«Certains groupes étaient mal connus»
La commissaire divisionnaire Cécile Augereau dirige le Sirasco, qui étudie et identifie les organisations criminelles en France
Trafic de drogue, braquages, blanchiment… Dans un immeuble moderne de Nanterre (Hauts-de-Seine), 26 analystes du Sirasco (Service d’information, de renseignement et d’analyse stratégique sur la criminalité organisée) recueillent et dissèquent, depuis septembre 2009, les infractions commises dans le pays, analysent les profils des auteurs, identifient des groupes criminels. Pour mieux comprendre le travail de ces policiers de l’ombre, 20 Minutes a interrogé, à l’occasion des dix ans de l’institution, la patronne du service, la commissaire divisionnaire Cécile Augereau.
Pourquoi le Sirasco a-t-il été créé en 2009 ?
A cette époque, on a commencé à voir émerger sur le territoire des organisations criminelles dont on connaissait mal le fonctionnement. Il s’agissait notamment de ces groupes géorgiens, les « voleurs dans la loi » [vory v zakone], qui étaient impliqués dans des cambriolages. On a alors compris qu’il était capital de mieux décrypter le fonctionnement des organisations criminelles qui agissaient en France. L’objectif du Sirasco est de partager de l’information, ce qui n’est pas forcément dans la culture des enquêteurs. Le Sirasco est donc une sorte de Wikipédia des organisations criminelles ?
C’est un peu plus que ça ! Le service central, composé de 26 fonctionnaires aux profils bien particuliers, est organisé en pôles d’analyse par secteur géographique : les Balkans, l’Asie, la Russie, la France, l’Afrique et l’Amérique, les mafias italiennes…. En 2013, le Sirasco a été renforcé grâce à la création de services territoriaux. Au niveau national, plus d’une centaine de personnes effectuent ce travail d’analyse du renseignement criminel au sein de la police judiciaire.
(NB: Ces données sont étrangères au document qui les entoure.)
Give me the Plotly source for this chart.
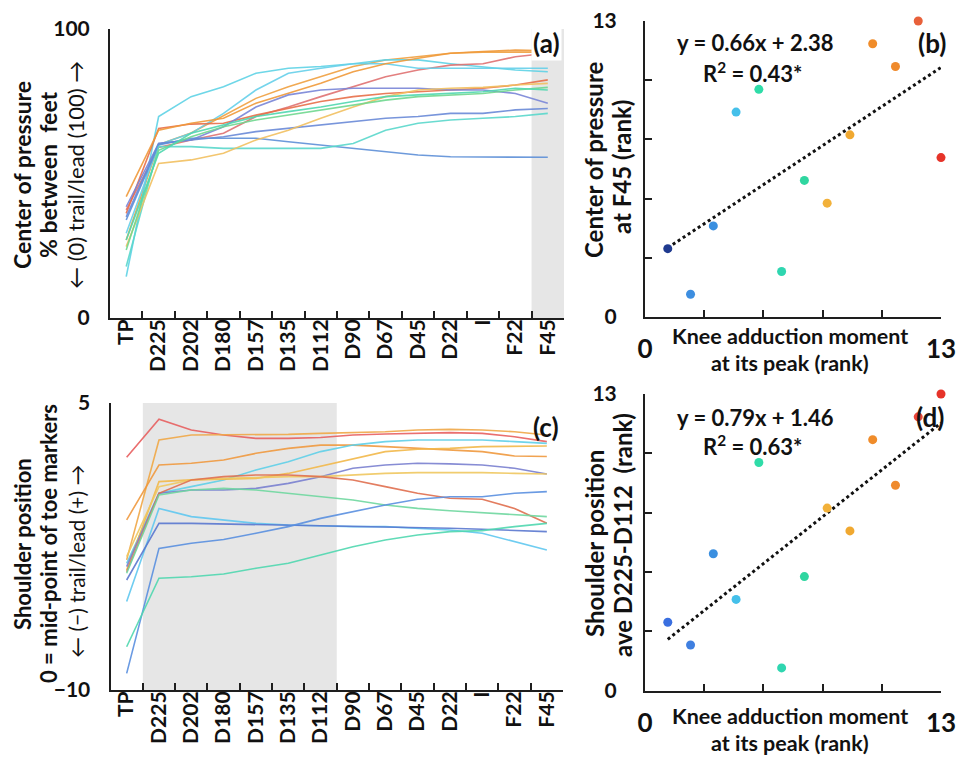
import plotly.graph_objects as go

# ---------------- data ----------------
categories = ["TP", "D225", "D202", "D180", "D157", "D135", "D112",
              "D90", "D67", "D45", "D22", "I", "F22", "F45"]

# Panel (a): centre of pressure, % between feet (13 subjects)
cop_s01 = [27, 60, 64, 70, 76, 80, 83.5, 87, 89.3, 90.4, 91.6, 92, 92, 92]
cop_s02 = [14.3, 69.7, 76.6, 80, 84.7, 86.4, 87, 88, 89.3, 89.3, 88, 87, 85.8, 85.2]
cop_s03 = [37.4, 59, 61.6, 63.9, 69.7, 73, 76.6, 80, 83.5, 85.8, 87.5, 88, 90.4, 91.6]
cop_s04 = [29.3, 60, 63.9, 70.8, 78.9, 84.7, 86.4, 88, 88, 86.4, 86.4, 86.4, 86.4, 86.4]
cop_s05 = [36.2, 65.6, 67.1, 67.4, 70.2, 72.5, 74.9, 76.6, 77.7, 78.3, 78.9, 79.5, 80.6, 82.4]
cop_s06 = [42, 65, 67.4, 69.1, 74.3, 77.7, 81.2, 85.2, 88, 89.9, 91.6, 92.2, 92.7, 92.5]
cop_s07 = [38.5, 60.4, 61.6, 66.2, 73, 77.2, 78.9, 79.5, 79.5, 79.5, 78.9, 78.9, 77.7, 74.3]
cop_s08 = [35, 60.4, 61.6, 62.7, 64.5, 65.6, 66.8, 67.9, 69.1, 69.7, 70.8, 70.8, 72, 72.5]
cop_s09 = [33.9, 59.9, 62.2, 62.2, 62.2, 61, 59.9, 58.7, 57.6, 56.4, 55.8, 55.8, 55.8, 55.6]
cop_s10 = [17.8, 59.3, 59.3, 58.7, 58.7, 58.7, 58.7, 60.4, 65, 67.4, 68.5, 69.1, 69.7, 70.8]
cop_s11 = [24.7, 53.5, 54.7, 57, 61.6, 65, 69.1, 73, 76.6, 78.9, 79.5, 79.8, 80.6, 81.2]
cop_s12 = [23.5, 58, 62.7, 66.2, 68.5, 70.2, 72, 73.7, 75.4, 76.6, 77.2, 77.7, 78.9, 79.8]
cop_s13 = [27, 57, 63.9, 66.8, 69.7, 71.4, 73, 74.9, 76.6, 77.2, 77.7, 78.3, 79.5, 78.9]

# Panel (c): shoulder position relative to mid-point of toe markers
sh_s01 = [2.16, 4.15, 3.59, 3.33, 3.15, 3.15, 3.2, 3.33, 3.38, 3.41, 3.45, 3.41, 3.24, 2.98]
sh_s02 = [-3.2, 3.07, 3.33, 3.33, 3.33, 3.36, 3.41, 3.45, 3.5, 3.59, 3.62, 3.59, 3.5, 3.33]
sh_s03 = [-1.11, 1.76, 1.85, 2.02, 2.37, 2.63, 2.8, 2.8, 2.72, 2.63, 2.54, 2.46, 2.23, 2.2]
sh_s04 = [-3.38, 0.28, 0.63, 0.98, 1.5, 1.93, 2.46, 2.8, 2.98, 3.07, 3.07, 3.07, 2.98, 2.89]
sh_s05 = [-3.73, 0.89, 0.98, 1.02, 1.06, 1.32, 1.71, 2.11, 2.46, 2.58, 2.63, 2.72, 2.75, 2.75]
sh_s06 = [-3.55, 0.28, 0.45, 0.45, 0.54, 0.8, 1.15, 1.59, 1.76, 1.85, 1.82, 1.76, 1.59, 1.29]
sh_s07 = [-3.03, 0.63, 0.98, 1.06, 1.1, 1.15, 1.15, 1.24, 1.32, 1.36, 1.36, 1.36, 1.32, 1.29]
sh_s08 = [-3.82, 0.28, 0.98, 1.15, 1.24, 1.24, 1.15, 0.98, 0.63, 0.28, 0.02, -0.03, -0.51, -1.29]
sh_s09 = [-3.9, 0.19, 0.45, 0.54, 0.45, 0.28, 0.1, -0.07, -0.33, -0.51, -0.63, -0.73, -0.85, -0.94]
sh_s10 = [-5.38, -0.51, -0.94, -1.11, -1.29, -1.38, -1.43, -1.46, -1.46, -1.55, -1.64, -1.81, -2.25, -2.68]
sh_s11 = [-4.25, -1.29, -1.29, -1.32, -1.38, -1.41, -1.41, -1.43, -1.46, -1.52, -1.55, -1.6, -1.67, -1.72]
sh_s12 = [-9.13, -2.6, -2.33, -2.13, -1.81, -1.46, -1.03, -0.68, -0.33, -0.03, 0.1, 0.1, 0.28, 0.37]
sh_s13 = [-7.74, -4.16, -4.08, -3.94, -3.64, -3.38, -2.94, -2.51, -2.16, -1.9, -1.72, -1.67, -1.46, -1.29]

# Panels (b) and (d): ranks
knee_rank = [1, 2, 3, 4, 5, 6, 7, 8, 9, 10, 11, 12, 13]
cop_f45_rank = [3, 1, 4, 9, 10, 2, 6, 5, 8, 12, 11, 13, 7]
shoulder_rank = [3, 2, 6, 4, 10, 1, 5, 8, 7, 11, 9, 12, 13]

# regression lines as reported
fit_b = (0.66, 2.38)
fit_d = (0.79, 1.46)
fit_x = [1, 13]

# ---------------- styles ----------------
W, H = 958, 758
FONT = "Lato"
AX = "#1e1e1e"
SHADE = "#e6e6e6"

cop_series = [cop_s01, cop_s02, cop_s03, cop_s04, cop_s05, cop_s06, cop_s07,
              cop_s08, cop_s09, cop_s10, cop_s11, cop_s12, cop_s13]
cop_colors = ["#f0a040", "#5fd3e6", "#e07272", "#66d0ea", "#e8704a", "#f09a3a",
              "#7a86d8", "#6a8ad8", "#5e90d8", "#5ad8cc", "#f2c060", "#70d890", "#50d8b0"]
sh_series = [sh_s01, sh_s02, sh_s03, sh_s04, sh_s05, sh_s06, sh_s07,
             sh_s08, sh_s09, sh_s10, sh_s11, sh_s12, sh_s13]
sh_colors = ["#e86060", "#f0a848", "#f09a40", "#60d0e8", "#f2b84a", "#7a80d0", "#f0c860",
             "#e07050", "#70d8a0", "#60c8f0", "#5a78d0", "#5a90e0", "#50d8b0"]
b_colors = ["#1f3a8f", "#3d8ee0", "#3a8fe0", "#45c0ea", "#2fdca8", "#2fd6b0", "#2fd6a0",
            "#f2b13a", "#f0a830", "#f08c2a", "#ef8a2c", "#e8603a", "#e63329"]
d_colors = ["#3a6fe0", "#3f7fe0", "#3a8fe0", "#45c0ea", "#2fdca8", "#2fd6b0", "#2fd6a0",
            "#f2b13a", "#f0a830", "#f08c2a", "#ef8a2c", "#e8453a", "#e63329"]


def fx(p):
    return p / W


def fy(p):
    return 1 - p / H


fig = go.Figure()

# lines panel (a)
for s, c in zip(cop_series, cop_colors):
    fig.add_trace(go.Scatter(x=categories, y=s, mode="lines", xaxis="x", yaxis="y",
                             line=dict(color=c, width=1.6), opacity=0.9,
                             showlegend=False, hoverinfo="skip"))
# lines panel (c)
for s, c in zip(sh_series, sh_colors):
    fig.add_trace(go.Scatter(x=categories, y=s, mode="lines", xaxis="x3", yaxis="y3",
                             line=dict(color=c, width=1.6), opacity=0.9,
                             showlegend=False, hoverinfo="skip"))

# scatter (b)
fig.add_trace(go.Scatter(x=fit_x, y=[fit_b[0] * v + fit_b[1] for v in fit_x], mode="lines",
                         xaxis="x2", yaxis="y2", line=dict(color="#111", width=3, dash="dot"),
                         showlegend=False))
fig.add_trace(go.Scatter(x=knee_rank, y=cop_f45_rank, mode="markers", xaxis="x2", yaxis="y2",
                         marker=dict(color=b_colors, size=9), cliponaxis=False,
                         showlegend=False))
# scatter (d)
fig.add_trace(go.Scatter(x=fit_x, y=[fit_d[0] * v + fit_d[1] for v in fit_x], mode="lines",
                         xaxis="x4", yaxis="y4", line=dict(color="#111", width=3, dash="dot"),
                         showlegend=False))
fig.add_trace(go.Scatter(x=knee_rank, y=shoulder_rank, mode="markers", xaxis="x4", yaxis="y4",
                         marker=dict(color=d_colors, size=9), cliponaxis=False,
                         showlegend=False))

tickfont_cat = dict(family=FONT, size=21, color="#111", weight="bold")
tickfont_y = dict(family=FONT, size=21, color="#111", weight="bold")

cat_axis = dict(type="category", categoryorder="array", categoryarray=categories,
                range=[-0.5, 13.5], tickson="boundaries", ticks="inside", ticklen=7,
                tickwidth=2, tickcolor=AX, showline=True, linewidth=2, linecolor=AX,
                tickangle=-90, tickfont=tickfont_cat, ticklabelstandoff=-9,
                showgrid=False, zeroline=False, automargin=False)

rank_minor = dict(ticks="inside", tick0=0, dtick=2.6, ticklen=7, tickwidth=2, tickcolor=AX)

fig.update_layout(
    width=W, height=H, margin=dict(l=0, r=0, t=0, b=0),
    paper_bgcolor="white", plot_bgcolor="white",
    font=dict(family=FONT, color="#111"),
    xaxis=dict(domain=[fx(110), fx(564)], anchor="y", **cat_axis),
    yaxis=dict(domain=[fy(318), fy(29)], anchor="x", range=[0, 100], tickvals=[0, 100],
               ticks="inside", ticklen=7, tickwidth=2, tickcolor=AX, showline=True,
               linewidth=2, linecolor=AX, tickfont=tickfont_y, ticklabelstandoff=14,
               showgrid=False, zeroline=False, automargin=False),
    xaxis3=dict(domain=[fx(110.5), fx(563)], anchor="y3", **cat_axis),
    yaxis3=dict(domain=[fy(690), fy(403)], anchor="x3", range=[-10, 5], tickvals=[-10, 5],
                ticks="inside", ticklen=7, tickwidth=2, tickcolor=AX, showline=True,
                linewidth=2, linecolor=AX, tickfont=tickfont_y, ticklabelstandoff=14,
                showgrid=False, zeroline=False, automargin=False),
    xaxis2=dict(domain=[fx(645), fx(941)], anchor="y2", range=[0, 13], tickvals=[0, 13],
                ticks="inside", ticklen=7, tickwidth=2, tickcolor=AX, minor=rank_minor,
                showline=True, linewidth=2, linecolor=AX,
                tickfont=dict(family=FONT, size=26, color="#111", weight="bold"),
                ticklabelstandoff=8, showgrid=False, zeroline=False, automargin=False),
    yaxis2=dict(domain=[fy(317), fy(21)], anchor="x2", range=[0, 13], tickvals=[0, 13],
                ticks="inside", ticklen=7, tickwidth=2, tickcolor=AX, minor=rank_minor,
                showline=True, linewidth=2, linecolor=AX, tickfont=tickfont_y,
                ticklabelstandoff=22, showgrid=False, zeroline=False, automargin=False),
    xaxis4=dict(domain=[fx(645), fx(941)], anchor="y4", range=[0, 13], tickvals=[0, 13],
                ticks="inside", ticklen=7, tickwidth=2, tickcolor=AX, minor=rank_minor,
                showline=True, linewidth=2, linecolor=AX,
                tickfont=dict(family=FONT, size=26, color="#111", weight="bold"),
                ticklabelstandoff=8, showgrid=False, zeroline=False, automargin=False),
    yaxis4=dict(domain=[fy(690.7), fy(394)], anchor="x4", range=[0, 13], tickvals=[0, 13],
                ticks="inside", ticklen=7, tickwidth=2, tickcolor=AX, minor=rank_minor,
                showline=True, linewidth=2, linecolor=AX, tickfont=tickfont_y,
                ticklabelstandoff=22, showgrid=False, zeroline=False, automargin=False),
)

# shaded regions
fig.add_shape(type="rect", xref="x", yref="y", x0=12.5, x1=13.5, y0=0, y1=100,
              fillcolor=SHADE, line=dict(width=0), layer="below")
fig.add_shape(type="rect", xref="x3", yref="y3", x0=0.5, x1=6.5, y0=-10, y1=5,
              fillcolor=SHADE, line=dict(width=0), layer="below")


def ann(text, x, y, size=20, bold=True, angle=0, bg=None):
    kw = dict(text=text, x=fx(x), y=fy(y), xref="paper", yref="paper",
              showarrow=False, textangle=angle, xanchor="center", yanchor="middle",
              font=dict(family=FONT, size=size, color="#111",
                        weight="bold" if bold else "normal"))
    if bg:
        kw["bgcolor"] = bg
    fig.add_annotation(**kw)


# y titles, left panels
ann("Center of pressure", 22, 175, size=23, angle=-90)
ann("% between  feet", 48, 175, size=23, angle=-90)
ann("← (0) trail/lead (100) →", 76, 175, size=22, bold=False, angle=-90)
ann("Shoulder position", 22, 544, size=22, angle=-90)
ann("0 = mid-point of toe markers", 48, 544, size=22, angle=-90)
ann("← (−) trail/lead (+) →", 76, 562, size=21, bold=False, angle=-90)

# y titles, right panels
ann("Center of pressure", 594, 160, size=24, angle=-90)
ann("at F45 (rank)", 621, 167, size=24, angle=-90)
ann("Shoulder position", 594, 544, size=24, angle=-90)
ann("ave D225-D112  (rank)", 622, 535, size=24, angle=-90)

# x titles, right panels
for yy in (0, 380):
    ann("Knee adduction moment", 790, 336 + yy, size=21.5)
    ann("at its peak (rank)", 790, 363 + yy, size=21.5)

# equations
ann(f"y = {fit_b[0]:.2f}x + {fit_b[1]:.2f}", 755, 43, size=22)
ann("R<sup>2</sup> = 0.43*", 752, 72, size=22)
ann(f"y = {fit_d[0]:.2f}x + {fit_d[1]:.2f}", 755, 417, size=22)
ann("R<sup>2</sup> = 0.63*", 752, 445, size=22)

# panel labels
ann("(a)", 546, 43, size=26, bg="white")
ann("(b)", 932, 43, size=26)
ann("(c)", 546, 427, size=26)
ann("(d)", 930, 417, size=26)

fig.write_html("out.html")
On tend toujours plus vers une police guidée par le renseignement.
Quelles sont les différentes tendances en matière de criminalité organisée ?
Depuis quelques années, il y a deux infractions centrales : le trafic de stupéfiants et le blanchiment. On observe en particulier l’émergence de réseaux chinois qui vont blanchir l’argent issu du trafic de cannabis marocain. Le trafic de stupéfiants ne cesse de se diversifier. La coke, par exemple, est de plus en plus vendue dans les cités, car elle est plus rentable que le cannabis et des connexions ont été établies avec les producteurs. Sur notre sol agissent essentiellement des groupes criminels français, notamment issus du banditisme traditionnel, qui perdure. Mais aussi des réseaux étrangers, des groupes albanophones ou géorgiens. Tout ce qui touche à l’utilisation des nouvelles technologies nous intéresse également de plus en plus, car cela rend le fonctionnement de ces groupes très opaque.